Review: Tron: Legacy
Twenty-eight years. In a (cruel, cruel) world that gives us a Shrek sequel annually, that’s a long time to wait for another Tron. When the entire internet buzzes over even the most unsubstantiated of rumors regarding our favorite film franchises, it’s ironic that Tron has (for the majority of the previous three decades) been largely ignored by a culture it was, in many ways, instrumental in forming. That’s because a Tron sequel was never a likely prospect. Until the TR2N (as it was then called) teaser was unleashed on an unsuspecting SDCC crowd, we didn’t even know what we were missing. And, with anticipation building steadily over the previous two years, Tron: Legacy is finally upon us. But, the more I see people asking “was it worth the wait?”, the more I’m convinced that we’re all asking the wrong question.
Garrett Hedlund stars as Sam Flynn, the son of our erstwhile protagonist, Kevin Flynn (played again by Jeff Bridges). The resemblance between Hedlund and Bridges (circa ’82) is strong, physically and otherwise. But, while the elder Flynn’s charming arrogance and rebel attitude stemmed from a mixture of his own programming proficiency and his betrayal at the hands of ENCOM’s Ed Dillinger, Sam initially comes off as a petulant, rich brat. While he clearly enjoys the earnings from his majority share of ENCOM stock, he takes no responsibility for the company’s unethical business practices. And, though skilled with computers, he dropped out of Caltech. The reason for Sam’s behavior, his inability to cope with the disappearance of his father, is ultimately what leads him to investigate a slim lead in the now defunct Flynn’s Arcade.
The grid in which Sam finds himself is vastly different from the one viewers will remember from the original film. Ruled by the despotical Clu (Codified Likeliness Utility), the grid is now a mixture of police state and post-apocalyptic wasteland, replete with the violent and sexual excesses of the Roman Empire. The action sequences in the film, including old favorites like the disc game and light cycles, are numerous and incredibly well done. Though hyper-kinetic, they never descend into the confused realm of the frenetic that seems to be so popular in current action movies. Enough good things cannot be said about Daft Punk’s score, so I won’t try. And, ultimately, the story does it’s job. Sam has his personal journey, reconciling himself with the shadow of his father (under which he has always lived) and the actual man his father turned out to be, while maturing into a hero in his own right. T:L pays homage to its predecessor, while tying up all of the “loose ends” from the first film and leaving room for a (hopeful) third entry to the franchise.

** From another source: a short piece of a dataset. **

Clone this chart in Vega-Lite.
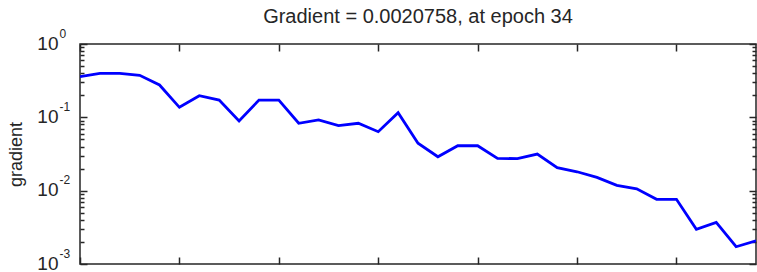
{
  "$schema": "https://vega.github.io/schema/vega-lite/v6.json",
  "width": 676,
  "height": 220,
  "autosize": {"type": "none"},
  "padding": {"left": 80, "top": 44, "right": 1, "bottom": 8},
  "background": "white",
  "config": {
    "view": {"stroke": "#262626", "strokeWidth": 1.5},
    "axis": {
      "grid": false,
      "domain": false,
      "tickColor": "#262626",
      "tickWidth": 1.5,
      "labelColor": "#262626",
      "labelFont": "Liberation Sans",
      "titleFont": "Liberation Sans",
      "titleColor": "#262626",
      "titleFontWeight": "normal",
      "labelOverlap": false,
      "labelFlush": false
    }
  },
  "title": {
    "text": "Gradient = 0.0020758, at epoch 34",
    "font": "Liberation Sans",
    "fontSize": 20,
    "fontWeight": "normal",
    "color": "#262626",
    "frame": "group",
    "anchor": "middle",
    "baseline": "alphabetic",
    "offset": -16
  },
  "data": {
    "values": [
      {"epoch": 0, "gradient": 0.358},
      {"epoch": 1, "gradient": 0.398},
      {"epoch": 2, "gradient": 0.398},
      {"epoch": 3, "gradient": 0.374},
      {"epoch": 4, "gradient": 0.276},
      {"epoch": 5, "gradient": 0.137},
      {"epoch": 6, "gradient": 0.197},
      {"epoch": 7, "gradient": 0.172},
      {"epoch": 8, "gradient": 0.089},
      {"epoch": 9, "gradient": 0.172},
      {"epoch": 10, "gradient": 0.172},
      {"epoch": 11, "gradient": 0.083},
      {"epoch": 12, "gradient": 0.092},
      {"epoch": 13, "gradient": 0.0769},
      {"epoch": 14, "gradient": 0.083},
      {"epoch": 15, "gradient": 0.0637},
      {"epoch": 16, "gradient": 0.1157},
      {"epoch": 17, "gradient": 0.0443},
      {"epoch": 18, "gradient": 0.029},
      {"epoch": 19, "gradient": 0.041},
      {"epoch": 20, "gradient": 0.041},
      {"epoch": 21, "gradient": 0.0276},
      {"epoch": 22, "gradient": 0.0273},
      {"epoch": 23, "gradient": 0.0316},
      {"epoch": 24, "gradient": 0.0206},
      {"epoch": 25, "gradient": 0.0181},
      {"epoch": 26, "gradient": 0.0152},
      {"epoch": 27, "gradient": 0.0118},
      {"epoch": 28, "gradient": 0.0106},
      {"epoch": 29, "gradient": 0.00762},
      {"epoch": 30, "gradient": 0.00762},
      {"epoch": 31, "gradient": 0.00297},
      {"epoch": 32, "gradient": 0.0037},
      {"epoch": 33, "gradient": 0.00172},
      {"epoch": 34, "gradient": 0.0020758}
    ]
  },
  "layer": [
    {
      "mark": {"type": "line", "color": "#0000ff", "strokeWidth": 2.8, "clip": true},
      "encoding": {
        "x": {
          "field": "epoch", "type": "quantitative",
          "scale": {"domain": [0, 34], "nice": false, "zero": false},
          "axis": {"orient": "bottom", "values": [0, 5, 10, 15, 20, 25, 30], "labels": false, "tickSize": -7, "title": null}
        },
        "y": {
          "field": "gradient", "type": "quantitative",
          "scale": {"type": "log", "domain": [0.001, 1], "nice": false},
          "axis": {
            "orient": "left",
            "values": [0.001, 0.01, 0.1, 1],
            "labelExpr": "'10'",
            "tickSize": -7,
            "labelFontSize": 19,
            "labelPadding": 29,
            "labelAlign": "right",
            "labelBaseline": "middle",
            "labelOffset": -1,
            "title": "gradient",
            "titleFontSize": 18,
            "titleAngle": -90,
            "titleAlign": "center",
            "titleBaseline": "alphabetic",
            "titleX": -59,
            "titleY": 110
          }
        }
      }
    },
    {
      "mark": {"type": "line", "opacity": 0},
      "encoding": {
        "x": {
          "field": "epoch", "type": "quantitative",
          "axis": {"orient": "top", "values": [0, 5, 10, 15, 20, 25, 30], "labels": false, "tickSize": -7, "title": null}
        },
        "y": {
          "field": "gradient", "type": "quantitative",
          "axis": {
            "orient": "left",
            "values": [0.001, 0.01, 0.1, 1],
            "ticks": false,
            "labelExpr": "'' + round(log(datum.value)/LN10)",
            "labelFontSize": 12,
            "labelAlign": "left",
            "labelBaseline": "middle",
            "labelPadding": 21,
            "labelOffset": -11,
            "title": null
          }
        }
      }
    },
    {
      "mark": {"type": "line", "opacity": 0},
      "encoding": {
        "x": {"field": "epoch", "type": "quantitative", "axis": null},
        "y": {
          "field": "gradient", "type": "quantitative",
          "axis": {
            "orient": "left",
            "values": [0.002, 0.003, 0.004, 0.005, 0.006, 0.007, 0.008, 0.009, 0.02, 0.03, 0.04, 0.05, 0.06, 0.07, 0.08, 0.09, 0.2, 0.3, 0.4, 0.5, 0.6, 0.7, 0.8, 0.9],
            "labels": false,
            "tickSize": -4,
            "title": null
          }
        }
      }
    },
    {
      "mark": {"type": "line", "opacity": 0},
      "encoding": {
        "x": {"field": "epoch", "type": "quantitative", "axis": null},
        "y": {
          "field": "gradient", "type": "quantitative",
          "axis": {
            "orient": "right",
            "values": [0.001, 0.01, 0.1, 1],
            "labels": false,
            "tickSize": -7,
            "title": null
          }
        }
      }
    },
    {
      "mark": {"type": "line", "opacity": 0},
      "encoding": {
        "x": {"field": "epoch", "type": "quantitative", "axis": null},
        "y": {
          "field": "gradient", "type": "quantitative",
          "axis": {
            "orient": "right",
            "values": [0.002, 0.003, 0.004, 0.005, 0.006, 0.007, 0.008, 0.009, 0.02, 0.03, 0.04, 0.05, 0.06, 0.07, 0.08, 0.09, 0.2, 0.3, 0.4, 0.5, 0.6, 0.7, 0.8, 0.9],
            "labels": false,
            "tickSize": -4,
            "title": null
          }
        }
      }
    }
  ],
  "resolve": {"axis": {"x": "independent", "y": "independent"}}
}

To recall one of the themes of Tron: Legacy, an accurate perception of the present demands an understanding of the past. The original Tron, a film with a $17M budget, grossed only $33M in North America. Critics’ reactions, like ticket sales, were tepid. When Variety reviewed the original film, it declared that “Tron is loaded with visual delights but falls way short of the mark in story”. Sound familiar? Every negative review I’ve read of T:L has covered the same territory. In response, I can only ask, what were you expecting?
And I don’t mean that in a bad way. I say this as a huge fan of the original film, but Citizen Kane it ain’t. As part of my brain’s training regimen for T:L, I rewatched Tron fairly recently. What I found was a film with some very cool concepts and (what were at the time) groundbreaking visuals that is, above all else, fun. Were Tron (or its sequel) the output of a CLI, the input would most certainly have been “entertain audience”. To that effect, I can’t call Tron: Legacy anything other than an unequivocal success. It met, and far exceeded, all of my incredibly high expectations for what a Tron film should be.